## What the task requires
Print the entries below exactly as they appear, from the first line up to and including the line with "plt.rcParams['font.family'] = ['Liberation". Do not print any pictures.

## Items
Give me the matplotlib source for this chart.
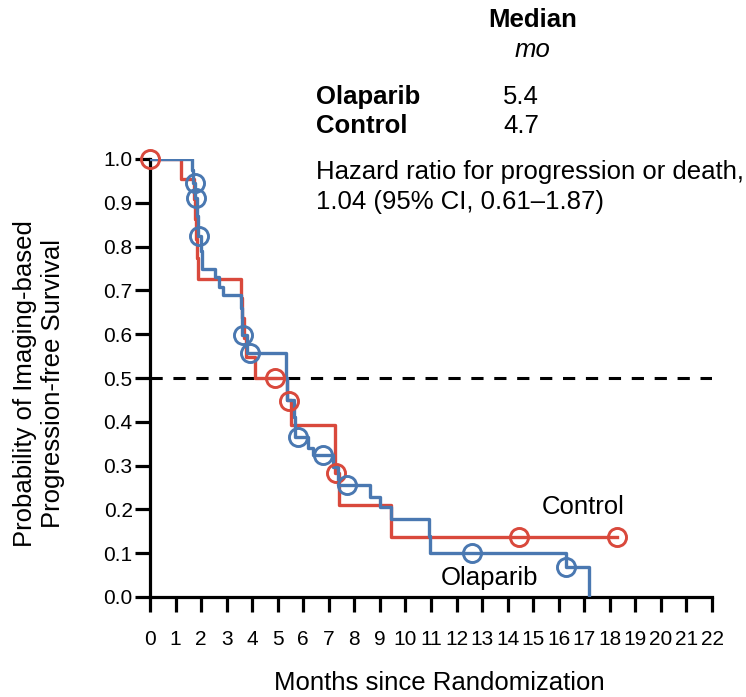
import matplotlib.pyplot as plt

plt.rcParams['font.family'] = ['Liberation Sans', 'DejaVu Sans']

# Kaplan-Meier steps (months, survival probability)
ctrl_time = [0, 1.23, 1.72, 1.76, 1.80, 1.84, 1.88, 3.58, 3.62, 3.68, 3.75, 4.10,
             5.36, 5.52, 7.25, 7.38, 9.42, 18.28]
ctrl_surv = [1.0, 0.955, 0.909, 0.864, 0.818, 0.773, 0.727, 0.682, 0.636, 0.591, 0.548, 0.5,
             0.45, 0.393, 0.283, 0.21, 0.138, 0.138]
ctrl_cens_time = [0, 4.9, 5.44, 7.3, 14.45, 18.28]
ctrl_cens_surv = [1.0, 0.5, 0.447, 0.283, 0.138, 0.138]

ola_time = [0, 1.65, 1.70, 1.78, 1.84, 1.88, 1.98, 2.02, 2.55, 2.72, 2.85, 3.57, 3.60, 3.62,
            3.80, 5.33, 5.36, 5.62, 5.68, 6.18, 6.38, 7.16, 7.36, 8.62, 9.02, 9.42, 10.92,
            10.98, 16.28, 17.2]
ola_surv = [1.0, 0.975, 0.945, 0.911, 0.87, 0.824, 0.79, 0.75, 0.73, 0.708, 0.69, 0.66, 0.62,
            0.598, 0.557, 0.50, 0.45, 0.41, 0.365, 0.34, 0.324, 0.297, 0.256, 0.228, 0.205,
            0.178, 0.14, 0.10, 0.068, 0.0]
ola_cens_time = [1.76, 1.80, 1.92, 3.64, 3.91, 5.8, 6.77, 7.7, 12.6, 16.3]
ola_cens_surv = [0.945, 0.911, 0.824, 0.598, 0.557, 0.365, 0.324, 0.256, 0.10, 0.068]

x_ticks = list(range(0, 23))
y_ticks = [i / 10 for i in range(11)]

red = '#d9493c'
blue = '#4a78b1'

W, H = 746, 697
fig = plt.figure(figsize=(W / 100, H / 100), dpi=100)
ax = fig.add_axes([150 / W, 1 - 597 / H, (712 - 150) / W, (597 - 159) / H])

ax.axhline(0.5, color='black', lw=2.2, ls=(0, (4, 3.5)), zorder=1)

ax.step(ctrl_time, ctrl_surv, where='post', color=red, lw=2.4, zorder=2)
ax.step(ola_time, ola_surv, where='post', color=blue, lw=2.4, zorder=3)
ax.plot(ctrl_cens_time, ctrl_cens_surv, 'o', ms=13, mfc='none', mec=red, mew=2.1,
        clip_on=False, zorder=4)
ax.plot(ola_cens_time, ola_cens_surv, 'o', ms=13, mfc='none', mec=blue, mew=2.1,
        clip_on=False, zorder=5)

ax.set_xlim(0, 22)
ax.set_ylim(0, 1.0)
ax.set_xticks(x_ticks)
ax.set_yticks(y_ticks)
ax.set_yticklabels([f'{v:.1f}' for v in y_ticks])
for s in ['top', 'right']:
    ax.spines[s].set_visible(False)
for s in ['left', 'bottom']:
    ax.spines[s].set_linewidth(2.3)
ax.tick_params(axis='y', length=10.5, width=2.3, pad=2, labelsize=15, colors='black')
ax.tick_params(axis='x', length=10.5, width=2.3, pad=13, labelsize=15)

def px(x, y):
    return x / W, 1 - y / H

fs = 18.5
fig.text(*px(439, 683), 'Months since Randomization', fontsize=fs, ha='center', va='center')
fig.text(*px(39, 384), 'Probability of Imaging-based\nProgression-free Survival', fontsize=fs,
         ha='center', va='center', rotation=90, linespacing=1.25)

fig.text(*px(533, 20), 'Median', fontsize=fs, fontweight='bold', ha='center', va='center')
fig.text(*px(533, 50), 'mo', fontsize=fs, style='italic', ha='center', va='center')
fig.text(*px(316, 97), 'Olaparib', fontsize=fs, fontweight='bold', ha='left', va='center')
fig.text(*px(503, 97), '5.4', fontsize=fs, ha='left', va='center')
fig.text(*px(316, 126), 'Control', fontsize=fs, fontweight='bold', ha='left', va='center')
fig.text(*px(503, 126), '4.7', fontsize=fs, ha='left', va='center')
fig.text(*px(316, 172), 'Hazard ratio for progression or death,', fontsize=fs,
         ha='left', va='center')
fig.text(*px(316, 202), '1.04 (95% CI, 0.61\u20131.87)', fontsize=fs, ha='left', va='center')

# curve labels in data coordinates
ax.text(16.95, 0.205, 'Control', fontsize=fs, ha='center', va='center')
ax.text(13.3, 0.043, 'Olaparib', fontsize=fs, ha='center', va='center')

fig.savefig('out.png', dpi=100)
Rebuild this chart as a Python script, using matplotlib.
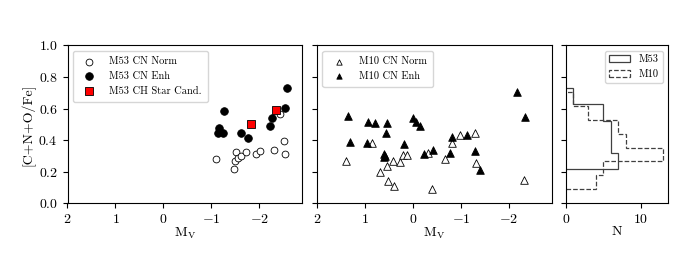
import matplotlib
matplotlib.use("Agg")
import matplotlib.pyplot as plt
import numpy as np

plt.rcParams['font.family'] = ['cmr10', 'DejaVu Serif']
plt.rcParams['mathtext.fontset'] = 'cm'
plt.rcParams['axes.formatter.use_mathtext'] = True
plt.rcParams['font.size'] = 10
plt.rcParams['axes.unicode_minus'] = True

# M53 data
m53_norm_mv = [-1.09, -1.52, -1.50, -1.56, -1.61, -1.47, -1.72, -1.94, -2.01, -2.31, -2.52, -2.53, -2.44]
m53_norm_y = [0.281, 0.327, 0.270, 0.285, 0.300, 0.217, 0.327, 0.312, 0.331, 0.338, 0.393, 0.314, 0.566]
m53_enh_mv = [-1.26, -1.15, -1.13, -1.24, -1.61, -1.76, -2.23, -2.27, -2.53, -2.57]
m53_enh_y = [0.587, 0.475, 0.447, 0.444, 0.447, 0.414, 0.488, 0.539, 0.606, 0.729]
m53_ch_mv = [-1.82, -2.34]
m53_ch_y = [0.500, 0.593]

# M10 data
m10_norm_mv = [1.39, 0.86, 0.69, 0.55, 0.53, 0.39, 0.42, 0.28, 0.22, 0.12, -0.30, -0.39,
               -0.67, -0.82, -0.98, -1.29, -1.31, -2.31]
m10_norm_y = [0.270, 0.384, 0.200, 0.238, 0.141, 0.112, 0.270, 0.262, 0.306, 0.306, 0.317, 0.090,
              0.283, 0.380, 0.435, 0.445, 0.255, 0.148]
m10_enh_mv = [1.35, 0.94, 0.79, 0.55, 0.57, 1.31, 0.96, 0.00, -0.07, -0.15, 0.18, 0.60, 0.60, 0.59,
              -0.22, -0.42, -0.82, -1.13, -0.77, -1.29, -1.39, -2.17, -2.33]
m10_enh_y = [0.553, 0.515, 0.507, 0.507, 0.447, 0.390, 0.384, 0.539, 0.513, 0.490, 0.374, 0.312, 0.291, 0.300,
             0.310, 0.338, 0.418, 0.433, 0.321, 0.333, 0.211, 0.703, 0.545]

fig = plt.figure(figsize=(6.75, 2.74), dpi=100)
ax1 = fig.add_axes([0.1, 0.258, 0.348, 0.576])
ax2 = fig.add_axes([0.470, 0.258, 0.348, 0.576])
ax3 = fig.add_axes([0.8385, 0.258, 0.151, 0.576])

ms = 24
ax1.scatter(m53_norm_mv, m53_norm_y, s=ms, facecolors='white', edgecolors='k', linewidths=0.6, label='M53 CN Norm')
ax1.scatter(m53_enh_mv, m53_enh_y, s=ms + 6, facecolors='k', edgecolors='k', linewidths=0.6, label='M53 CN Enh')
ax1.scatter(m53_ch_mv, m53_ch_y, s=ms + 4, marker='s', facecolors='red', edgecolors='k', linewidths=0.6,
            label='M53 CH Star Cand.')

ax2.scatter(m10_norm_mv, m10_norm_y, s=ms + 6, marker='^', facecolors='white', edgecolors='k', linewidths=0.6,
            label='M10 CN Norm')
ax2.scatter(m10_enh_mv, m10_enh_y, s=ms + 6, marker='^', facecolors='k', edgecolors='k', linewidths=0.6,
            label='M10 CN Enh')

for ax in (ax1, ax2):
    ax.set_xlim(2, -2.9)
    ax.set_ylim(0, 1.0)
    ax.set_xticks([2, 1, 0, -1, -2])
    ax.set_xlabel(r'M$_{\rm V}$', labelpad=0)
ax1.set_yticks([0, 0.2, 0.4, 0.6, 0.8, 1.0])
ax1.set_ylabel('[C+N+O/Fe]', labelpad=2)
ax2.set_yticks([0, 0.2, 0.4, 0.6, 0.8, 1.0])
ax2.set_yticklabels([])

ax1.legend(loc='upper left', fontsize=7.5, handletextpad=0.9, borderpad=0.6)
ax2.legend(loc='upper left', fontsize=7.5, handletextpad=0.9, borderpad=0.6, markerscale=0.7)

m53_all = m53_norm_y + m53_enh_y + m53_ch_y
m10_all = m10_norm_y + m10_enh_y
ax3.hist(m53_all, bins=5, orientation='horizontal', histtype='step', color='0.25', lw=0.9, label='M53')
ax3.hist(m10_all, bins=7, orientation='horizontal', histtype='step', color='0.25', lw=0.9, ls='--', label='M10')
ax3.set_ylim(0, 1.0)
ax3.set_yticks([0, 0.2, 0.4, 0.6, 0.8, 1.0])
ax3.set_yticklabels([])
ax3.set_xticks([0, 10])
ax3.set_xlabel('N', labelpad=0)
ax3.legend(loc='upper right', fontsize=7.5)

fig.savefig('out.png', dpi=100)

## Exercise response
Give me the matplotlib source for this chart.
import matplotlib.pyplot as plt

plt.rcParams['font.family'] = ['Liberation Sans', 'DejaVu Sans']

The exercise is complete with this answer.